Making peace with piece-rate pay
When determining how to compensate nonexempt employees, employers have a variety of options. Paying an hourly rate is certainly the most common, but other methods include salary, commissions, daily rates, and piece-rate pay (sometimes referred to as piece work). Piece-rate pay refers to a system in which employees are paid a fixed amount per item of work completed per day or per week. Unfortunately, some employers don’t realize piece-rate workers are covered by minimum wage and overtime rules—or worse, they ignore the rules. This can result in substantial liability if employees file suit or complain to the U.S. Department of Labor (DOL). One Arizona company recently learned this lesson in a very expensive and burdensome way.
Background
Piece-rate pay is most commonly used by manufacturing companies and other types of businesses in which outputs can be measured.
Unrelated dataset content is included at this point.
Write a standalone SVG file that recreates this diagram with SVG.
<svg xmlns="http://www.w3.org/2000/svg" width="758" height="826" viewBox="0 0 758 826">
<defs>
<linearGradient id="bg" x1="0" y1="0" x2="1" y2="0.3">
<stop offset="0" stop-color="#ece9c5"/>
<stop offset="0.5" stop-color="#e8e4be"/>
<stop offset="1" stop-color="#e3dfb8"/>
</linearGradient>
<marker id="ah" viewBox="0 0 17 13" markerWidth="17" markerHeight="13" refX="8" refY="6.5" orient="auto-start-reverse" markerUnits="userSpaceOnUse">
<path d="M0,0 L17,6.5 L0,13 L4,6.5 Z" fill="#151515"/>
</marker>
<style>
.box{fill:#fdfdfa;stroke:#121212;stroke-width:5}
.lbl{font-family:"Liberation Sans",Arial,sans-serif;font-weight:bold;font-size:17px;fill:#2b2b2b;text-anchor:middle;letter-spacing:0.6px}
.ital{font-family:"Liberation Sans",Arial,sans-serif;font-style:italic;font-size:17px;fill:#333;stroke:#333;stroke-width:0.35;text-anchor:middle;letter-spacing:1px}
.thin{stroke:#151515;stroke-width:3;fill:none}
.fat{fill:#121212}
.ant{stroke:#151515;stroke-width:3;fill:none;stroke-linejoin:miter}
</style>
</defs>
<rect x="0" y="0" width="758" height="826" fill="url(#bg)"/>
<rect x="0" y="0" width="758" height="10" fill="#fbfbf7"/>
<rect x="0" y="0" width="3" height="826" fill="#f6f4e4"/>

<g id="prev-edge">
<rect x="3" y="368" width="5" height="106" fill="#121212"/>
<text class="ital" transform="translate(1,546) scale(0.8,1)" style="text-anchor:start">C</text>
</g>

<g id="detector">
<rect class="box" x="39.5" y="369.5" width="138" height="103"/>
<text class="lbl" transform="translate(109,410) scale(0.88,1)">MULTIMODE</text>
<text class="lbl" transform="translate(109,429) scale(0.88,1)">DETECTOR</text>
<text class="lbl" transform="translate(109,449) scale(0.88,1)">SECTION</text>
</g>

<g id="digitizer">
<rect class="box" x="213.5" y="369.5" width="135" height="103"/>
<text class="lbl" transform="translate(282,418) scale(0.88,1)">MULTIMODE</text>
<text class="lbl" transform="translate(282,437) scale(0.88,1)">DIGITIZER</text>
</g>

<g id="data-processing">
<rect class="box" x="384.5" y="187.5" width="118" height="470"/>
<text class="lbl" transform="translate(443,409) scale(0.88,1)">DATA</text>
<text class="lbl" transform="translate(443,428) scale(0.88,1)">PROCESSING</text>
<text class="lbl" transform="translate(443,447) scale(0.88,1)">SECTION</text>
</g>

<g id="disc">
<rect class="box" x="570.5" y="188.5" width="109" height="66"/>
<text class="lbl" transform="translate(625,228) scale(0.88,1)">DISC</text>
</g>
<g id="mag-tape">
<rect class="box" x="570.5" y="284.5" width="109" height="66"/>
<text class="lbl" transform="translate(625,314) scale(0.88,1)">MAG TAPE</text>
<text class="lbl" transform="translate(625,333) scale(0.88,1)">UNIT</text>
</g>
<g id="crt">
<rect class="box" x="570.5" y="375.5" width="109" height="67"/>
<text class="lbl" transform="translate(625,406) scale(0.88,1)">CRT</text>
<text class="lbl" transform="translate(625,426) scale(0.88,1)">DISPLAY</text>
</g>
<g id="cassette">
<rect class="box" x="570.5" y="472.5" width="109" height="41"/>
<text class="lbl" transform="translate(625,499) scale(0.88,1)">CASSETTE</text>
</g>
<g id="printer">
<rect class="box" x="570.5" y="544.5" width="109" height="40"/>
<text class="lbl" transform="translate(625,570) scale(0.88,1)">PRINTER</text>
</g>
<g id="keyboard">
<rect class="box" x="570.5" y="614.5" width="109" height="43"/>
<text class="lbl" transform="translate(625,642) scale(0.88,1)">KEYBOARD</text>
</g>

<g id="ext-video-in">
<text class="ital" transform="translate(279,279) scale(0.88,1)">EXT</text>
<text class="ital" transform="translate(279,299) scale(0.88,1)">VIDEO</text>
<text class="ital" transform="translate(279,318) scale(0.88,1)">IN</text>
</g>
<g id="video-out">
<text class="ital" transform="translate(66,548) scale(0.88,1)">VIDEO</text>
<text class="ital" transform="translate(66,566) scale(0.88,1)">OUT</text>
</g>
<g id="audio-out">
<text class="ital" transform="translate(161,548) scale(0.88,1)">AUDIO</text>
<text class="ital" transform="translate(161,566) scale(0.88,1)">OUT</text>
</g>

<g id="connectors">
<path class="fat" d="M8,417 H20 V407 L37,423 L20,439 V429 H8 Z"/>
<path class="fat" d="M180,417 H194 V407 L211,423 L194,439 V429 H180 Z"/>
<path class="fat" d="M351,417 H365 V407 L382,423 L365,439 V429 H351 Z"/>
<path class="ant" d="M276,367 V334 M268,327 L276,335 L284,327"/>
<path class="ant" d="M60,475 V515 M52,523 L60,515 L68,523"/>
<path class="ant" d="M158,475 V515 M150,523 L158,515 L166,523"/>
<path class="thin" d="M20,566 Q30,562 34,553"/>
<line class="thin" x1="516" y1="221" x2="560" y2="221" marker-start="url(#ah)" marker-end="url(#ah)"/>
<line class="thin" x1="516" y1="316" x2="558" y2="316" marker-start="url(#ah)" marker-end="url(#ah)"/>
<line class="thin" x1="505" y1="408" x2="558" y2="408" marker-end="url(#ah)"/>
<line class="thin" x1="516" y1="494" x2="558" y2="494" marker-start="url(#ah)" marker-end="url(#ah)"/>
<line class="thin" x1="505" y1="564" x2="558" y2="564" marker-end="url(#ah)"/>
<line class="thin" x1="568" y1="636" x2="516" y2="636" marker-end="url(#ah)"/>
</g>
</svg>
For example, employees may be paid based on the number of products assembled, the number of autos serviced (and/or type of work done), or the number of appliances installed.
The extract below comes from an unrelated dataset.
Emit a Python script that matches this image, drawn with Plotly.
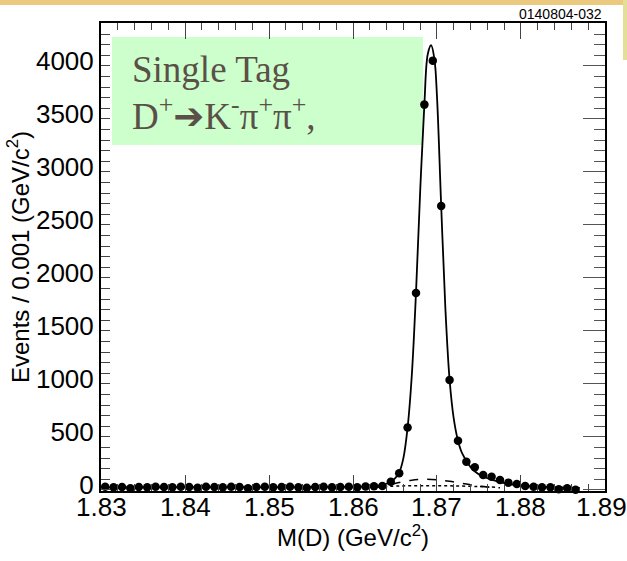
import plotly.graph_objects as go

# ---- data ----
bin_centers = [round(1.8305 + 0.001 * i, 4) for i in range(57)]
events = [30, 25, 28, 15, 28, 25, 30, 28, 25, 30, 28, 20, 30, 28, 25, 30, 28, 15,
          28, 30, 25, 28, 30, 25, 20, 28, 30, 25, 28, 30, 25, 32, 35,
          38, 78, 158, 588, 1858, 3635, 4050, 2679, 1038, 465, 267, 214, 142,
          125, 94, 69, 57, 38, 31, 25, 25, 7, 16, 2]

fit_x = [1.8300, 1.8400, 1.8500, 1.8580, 1.8610, 1.8630, 1.8640, 1.8650, 1.8655,
         1.8660, 1.8665, 1.8670, 1.8675, 1.8680, 1.8685, 1.8689, 1.8693, 1.8697,
         1.8700, 1.8705, 1.8710, 1.8715, 1.8720, 1.8725, 1.8730, 1.8740, 1.8750,
         1.8760, 1.8770, 1.8780, 1.8800, 1.8830, 1.8870]
fit_y = [25, 26, 27, 28, 32, 40, 58, 110, 165, 300, 588, 1080, 1860, 2820, 3640,
         4110, 4195, 4060, 3710, 2680, 1710, 1040, 670, 465, 345, 215, 145, 110,
         85, 65, 42, 28, 20]

dash_x = [1.8625, 1.8640, 1.8655, 1.8670, 1.8685, 1.8700, 1.8715, 1.8730, 1.8745, 1.8760, 1.8775]
dash_y = [20, 40, 70, 92, 100, 96, 82, 62, 42, 28, 20]

dot_x = [1.8630, 1.8660, 1.8690, 1.8720, 1.8750, 1.8770]
dot_y = [30, 38, 40, 38, 32, 25]

x_ticks = [1.83, 1.84, 1.85, 1.86, 1.87, 1.88, 1.89]
x_labels = ["1.83", "1.84", "1.85", "1.86", "1.87", "1.88", "1.89"]
y_ticks = [0, 500, 1000, 1500, 2000, 2500, 3000, 3500, 4000]
x_range = [1.83, 1.890001]
y_range = [-10, 4405]

# plot-area geometry in pixels
W, H = 627, 561
L, R, T, B = 101, 605, 23, 491


def px(xp):
    return (xp - L) / (R - L)


def py(yp):
    return (B - yp) / (B - T)


fig = go.Figure()

fig.add_trace(go.Scatter(x=dot_x, y=dot_y, mode="lines", line=dict(color="black", width=1.5, dash="dot"),
                         line_shape="spline", hoverinfo="skip", showlegend=False))
fig.add_trace(go.Scatter(x=dash_x, y=dash_y, mode="lines", line=dict(color="black", width=1.5, dash="dash"),
                         line_shape="spline", hoverinfo="skip", showlegend=False))
fig.add_trace(go.Scatter(x=fit_x, y=fit_y, mode="lines", line=dict(color="black", width=1.8),
                         line_shape="spline", hoverinfo="skip", showlegend=False))
fig.add_trace(go.Scatter(x=bin_centers, y=events, mode="markers",
                         marker=dict(color="black", size=8.5), cliponaxis=False, showlegend=False))
# invisible trace for right-side axis
fig.add_trace(go.Scatter(x=[x_range[0]], y=[0], yaxis="y2", mode="markers",
                         marker=dict(opacity=0), hoverinfo="skip", showlegend=False))

axis_font = dict(family="Liberation Sans, Arial, sans-serif", size=26, color="black")
title_font = dict(family="Liberation Sans, Arial, sans-serif", size=24, color="black")

fig.update_layout(
    width=W, height=H,
    margin=dict(l=L, r=W - R, t=T, b=H - B, pad=0),
    paper_bgcolor="white", plot_bgcolor="white",
    showlegend=False,
    xaxis=dict(
        range=x_range, tickvals=x_ticks, showticklabels=False,
        showgrid=False, zeroline=False,
        showline=True, linecolor="black", linewidth=2, mirror="ticks",
        ticks="inside", ticklen=16, tickwidth=1, tickcolor="#444",
        minor=dict(ticks="inside", ticklen=7, dtick=0.002, tick0=1.83, tickcolor="#444", showgrid=False),
        title=dict(text="M(D) (GeV/c<sup>2</sup>)", font=title_font, standoff=37),
    ),
    yaxis=dict(
        range=y_range, tickvals=y_ticks, ticktext=[str(v) for v in y_ticks],
        showgrid=False, zeroline=False,
        showline=True, linecolor="black", linewidth=2, mirror=True,
        ticks="inside", ticklen=9, tickwidth=1, tickcolor="#444",
        minor=dict(ticks="inside", ticklen=9, dtick=100, tick0=0, tickcolor="#444", showgrid=False),
        tickfont=axis_font, ticklabelstandoff=0, ticklabelshift=-5,
        title=dict(text="Events / 0.001 (GeV/c<sup>2</sup>)", font=title_font, standoff=0),
    ),
    yaxis2=dict(
        range=y_range, overlaying="y", side="right", showgrid=False, zeroline=False,
        showline=False, tickvals=y_ticks, showticklabels=False,
        ticks="inside", ticklen=22, tickwidth=1, tickcolor="#555",
        minor=dict(ticks="inside", ticklen=11, dtick=100, tick0=0, tickcolor="#555", showgrid=False),
    ),
)

# x tick labels placed at the axis tick values (last one nudged to stay inside the page)
for xv, lab in zip(x_ticks, x_labels):
    fig.add_annotation(xref="x", yref="paper", x=xv, xshift=(-3 if lab == x_labels[-1] else 0),
                       y=py(507), text=lab, showarrow=False, xanchor="center", yanchor="middle",
                       font=axis_font)

# decorative frame bits
fig.add_shape(type="rect", xref="paper", yref="paper", x0=-0.3, x1=px(627), y0=py(5), y1=py(0),
              fillcolor="#ebc97f", line=dict(width=0), layer="below")
fig.add_shape(type="rect", xref="paper", yref="paper", x0=px(623), x1=px(627), y0=py(60), y1=py(0),
              fillcolor="#e4df96", line=dict(width=0), layer="below")

# green label box
fig.add_shape(type="rect", xref="paper", yref="paper", x0=px(112), x1=px(423), y0=py(145), y1=py(37),
              fillcolor="#ccffcc", line=dict(width=0), layer="below")

box_font = dict(family="Liberation Serif, Times New Roman, serif", size=37, color="#5a5048")
fig.add_annotation(xref="paper", yref="paper", x=px(130), y=py(69), text="Single Tag",
                   showarrow=False, xanchor="left", yanchor="middle", font=box_font)
fig.add_annotation(xref="paper", yref="paper", x=px(130), y=py(114),
                   text='D<sup>+</sup><span style="font-family:DejaVu Sans">➔</span>K<sup>-</sup>π<sup>+</sup>π<sup>+</sup>,',
                   showarrow=False, xanchor="left", yanchor="middle", font=box_font)

fig.add_annotation(xref="paper", yref="paper", x=px(604), y=py(14), text="0140804-032",
                   showarrow=False, xanchor="right", yanchor="middle",
                   font=dict(family="Liberation Sans, Arial, sans-serif", size=14, color="black"))

fig.write_html("out.html")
Like all nonexempt employees, piece-rate workers are covered by the minimum wage and overtime requirements of the Fair Labor Standards Act (FLSA), which means although piece-rate workers aren’t paid based on the hours they work, employers must still track each employee’s hours (in addition to total compensation for the week) so they can determine whether the employee has received at least the federal or the state minimum wage (whichever is higher) and whether the employee is due overtime pay for hours worked over 40 in a workweek.